Consider sending request header of Accept-Encoding as well with values for supported encoding methods of your HTTP client, e.g. gzip or br, gzip, deflate for multiple supported methods. Encodings make the response from Content export endpoint considerably smaller and thus faster to transfer.

Sample request

require 'faraday'
require 'faraday_middleware'
require 'json'
require 'time'
require 'openssl'
require 'base64'

def digest(key, method, endpoint, date)
  content_type = 'application/json; charset=utf-8'

  data = "#{method}\n#{content_type}\n#{date}\n#{endpoint}"

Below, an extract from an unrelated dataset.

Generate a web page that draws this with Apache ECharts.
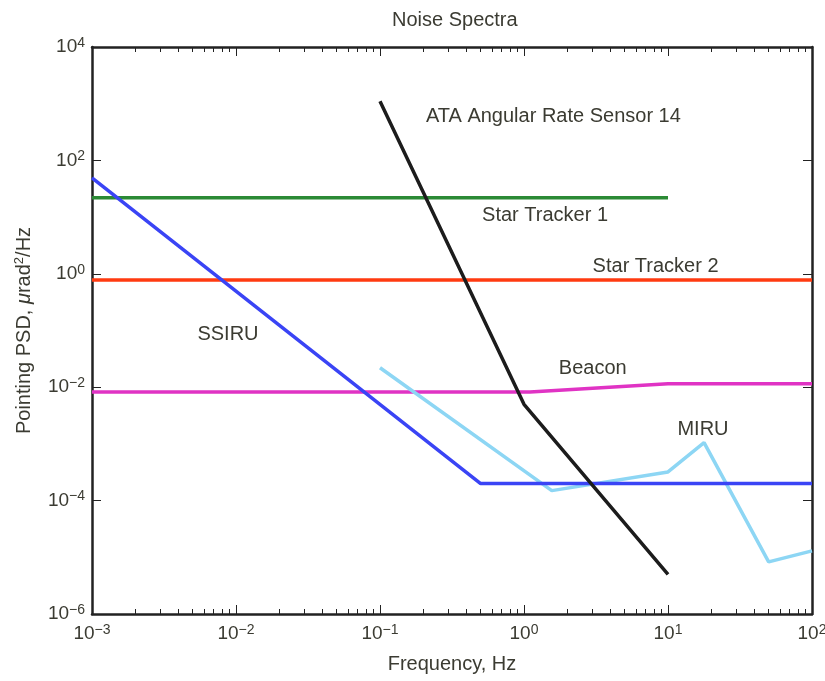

  dg = OpenSSL::Digest.new('sha256')
  Base64.strict_encode64(OpenSSL::HMAC.digest(dg, key, data)).strip
end


public_key = "<your-public-key>"
private_key = "<your-private-key>"

date = Time.now.httpdate

connection = Faraday.new(url: 'https://live.luigisbox.com') do |conn|
  conn.use FaradayMiddleware::Gzip
end

response = connection.get("/v1/content_export") do |req|
  req.headers['Content-Type'] = "application/json; charset=utf-8"
  req.headers['Date'] = date
  req.headers['Authorization'] = "faraday #{public_key}:#{digest(private_key, "GET", "/v1/content_export", date)}"
end

if response.success?
  puts JSON.pretty_generate(JSON.parse(response.body))
else
  puts "Error, HTTP status #{response.status}"
  puts response.body
end

#!/bin/bash

digest() {
  KEY=$1
  METHOD=$2
  CONTENT_TYPE="application/json; charset=utf-8"
  ENDPOINT=$3
  DATE=$4

  DATA="$METHOD\n$CONTENT_TYPE\n$DATE\n$ENDPOINT"

  printf "$DATA" | openssl dgst -sha256 -hmac "$KEY" -binary | base64
}


public_key="<your-public-key>"
private_key="<your-private-key>"

date=$(env LC_ALL=en_US date -u '+%a, %d %b %Y %H:%M:%S GMT')
signature=$(digest "$private_key" "GET" "/v1/content_export" "$date")

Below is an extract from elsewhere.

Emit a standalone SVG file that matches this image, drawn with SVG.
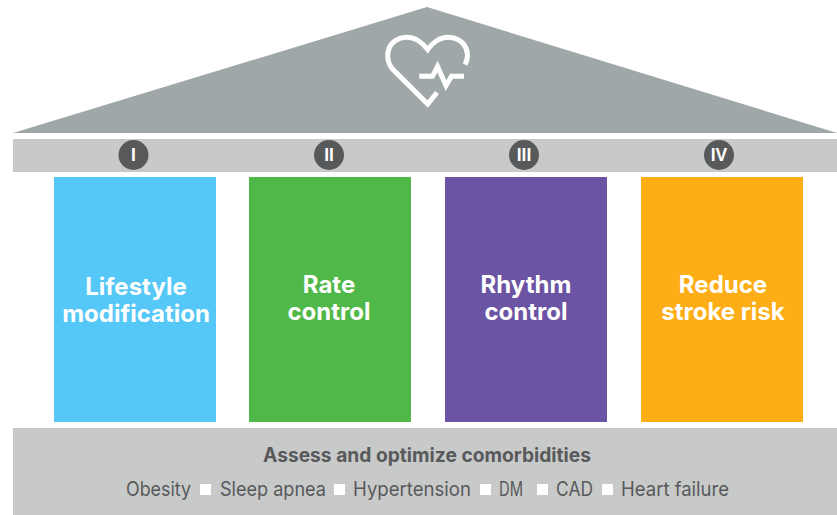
<svg xmlns="http://www.w3.org/2000/svg" width="837" height="515" viewBox="0 0 837 515">
<style>
.pillar{font-family:"Inter","Liberation Sans",sans-serif;font-size:24px;font-weight:700;fill:#fff;text-anchor:middle}
.num{font-family:"Liberation Sans",sans-serif;font-size:17.500px;font-weight:700;fill:#fff;text-anchor:middle}
.badge{fill:#58595b}
.ic{fill:none;stroke:#fff;stroke-width:5;stroke-miterlimit:10}
.sq{fill:#fff}
.b{font-family:"Inter","Liberation Sans",sans-serif;fill:#58595b;font-size:19.500px}
</style>
<rect width="837" height="515" fill="#fff"/>
<g id="roof">
<polygon points="427,7 837,133 13,133" fill="#a0a7a9"/>
<path class="ic" d="M465 64.500C468.500 58 468.500 49.500 463 43.500C456.500 36.500 445 35.500 437 40.500C433 43 430 46 427.700 49.500C425 46 422 43 418 40.500C410 35.500 398 36.500 392 43.500C386 50.500 386.500 62 392.500 69L427.700 104L437 92.500"/>
<path class="ic" d="M419.300 76.300H432.500L437.500 66.500L446 85.500L451.500 76.300H464" stroke-linejoin="miter"/>
</g>
<g id="beam">
<rect x="13" y="139" width="824" height="33" fill="#c8cac9"/>
</g>
<g id="badge-1"><circle class="badge" cx="133.500" cy="155" r="15"/><text class="num" x="133.500" y="161">I</text></g>
<g id="badge-2"><circle class="badge" cx="329" cy="155" r="15"/><text class="num" x="329" y="161">II</text></g>
<g id="badge-3"><circle class="badge" cx="524" cy="155" r="15"/><text class="num" x="524" y="161">III</text></g>
<g id="badge-4"><circle class="badge" cx="719" cy="155" r="15"/><text class="num" x="719" y="161">IV</text></g>
<g id="pillar-1"><rect x="54" y="177" width="162" height="245" fill="#56c8f8"/><text class="pillar" x="136" y="295">Lifestyle</text><text class="pillar" x="136" y="322">modification</text></g>
<g id="pillar-2"><rect x="249" y="177" width="162" height="245" fill="#50b848"/><text class="pillar" x="329" y="293">Rate</text><text class="pillar" x="329" y="320">control</text></g>
<g id="pillar-3"><rect x="445" y="177" width="162" height="245" fill="#6c54a4"/><text class="pillar" x="526" y="293">Rhythm</text><text class="pillar" x="526" y="320">control</text></g>
<g id="pillar-4"><rect x="641" y="177" width="162" height="245" fill="#fdad15"/><text class="pillar" x="723" y="293">Reduce</text><text class="pillar" x="723" y="320">stroke risk</text></g>
<g id="base">
<rect x="13" y="428" width="824" height="87" fill="#c8cac9"/>
<text class="b" x="263" y="462" font-weight="700" textLength="328" lengthAdjust="spacingAndGlyphs">Assess and optimize comorbidities</text>
<text class="b" x="126" y="496" textLength="65" lengthAdjust="spacingAndGlyphs">Obesity</text>
<rect class="sq" x="200" y="484" width="11" height="11"/>
<text class="b" x="220" y="496" textLength="106" lengthAdjust="spacingAndGlyphs">Sleep apnea</text>
<rect class="sq" x="334" y="484" width="11" height="11"/>
<text class="b" x="353" y="496" textLength="118" lengthAdjust="spacingAndGlyphs">Hypertension</text>
<rect class="sq" x="480" y="484" width="11" height="11"/>
<text class="b" x="499" y="496" textLength="24" lengthAdjust="spacingAndGlyphs">DM</text>
<rect class="sq" x="537" y="484" width="11" height="11"/>
<text class="b" x="556" y="496" textLength="37" lengthAdjust="spacingAndGlyphs">CAD</text>
<rect class="sq" x="602" y="484" width="11" height="11"/>
<text class="b" x="621" y="496" textLength="108" lengthAdjust="spacingAndGlyphs">Heart failure</text>
</g>
</svg>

curl -i -XGET --compressed\
  -H "Date: $date" \
  -H "Content-Type: application/json; charset=utf-8" \
  -H "Authorization: curl $public_key:$signature" \
  "https://live.luigisbox.com/v1/content_export"

<?php

// Using Guzzle (http://guzzle.readthedocs.io/en/latest/overview.html#installation)
require 'GuzzleHttp/autoload.php';

function digest($key, $method, $endpoint, $date) {
  $content_type = 'application/json; charset=utf-8';

  $data = "{$method}\n{$content_type}\n{$date}\n{$endpoint}";

  $signature = trim(base64_encode(hash_hmac('sha256', $data, $key, true)));

  return $signature;
}


$date = gmdate('D, d M Y H:i:s T');

$public_key = "<your-public-key>";
$private_key = "<your-private-key>";

$signature = digest($private_key, 'GET', '/v1/content_export', $date);

$client = new GuzzleHttp\Client();
$res = $client->request('GET', "https://live.luigisbox.com/v1/content_export", [
  'headers' => [
    'Accept-Encoding' => 'gzip, deflate',
    'Content-Type' => 'application/json; charset=utf-8',
    'Date' => $date,
    'Authorization' => "guzzle {$public_key}:{$signature}",
  ],
]);

echo $res->getStatusCode();
echo $res->getBody();

// This configuration and code work with the Postman tool
// https://www.getpostman.com/
//
// Start by creating the required HTTP headers in the "Headers" tab
//  - Accept-Encoding: gzip, deflate
//  - Content-Type: application/json; charset=utf-8
//  - Authorization: {{authorization}}
//  - Date: {{date}}
//
// The {{variable}} is a postman variable syntax. It will be replaced
// by values precomputed by the following pre-request script.

var privateKey = "your-secret";
var publicKey = "your-tracker-id";

var requestPath = '/v1/content_export'
var timestamp = new Date().toUTCString();
var signature = ['GET', "application/json; charset=utf-8", timestamp, requestPath].join("\n");

var encryptedSignature = CryptoJS.HmacSHA256(signature, privateKey).toString(CryptoJS.enc.Base64);

postman.setGlobalVariable("authorization", "ApiAuth " + publicKey + ":" + encryptedSignature);
postman.setGlobalVariable("date", timestamp);

// This endpoint requires no body

The above command returns JSON structured like this.

{
  "total": 14256,
  "objects": [
    {
      "url": "/item/1",
      "attributes":{
        "title": "Super product 1",
        ...
      },
      "nested": [],
      "type": "item",
      "exact": true
    },
    ...
  ],
  "links": [
    {
      "rel": "next",
      "href": "https://live.luigisbox.com/v1/content_export?cursor=23937182663"
    }
  ]
}

Tips

  • Make sure that you are requesting only the fields that you want to export using hit_fields parameter. It is a much simpler and more efficient way than requesting all the fields and filtering only the relevant fields afterwards.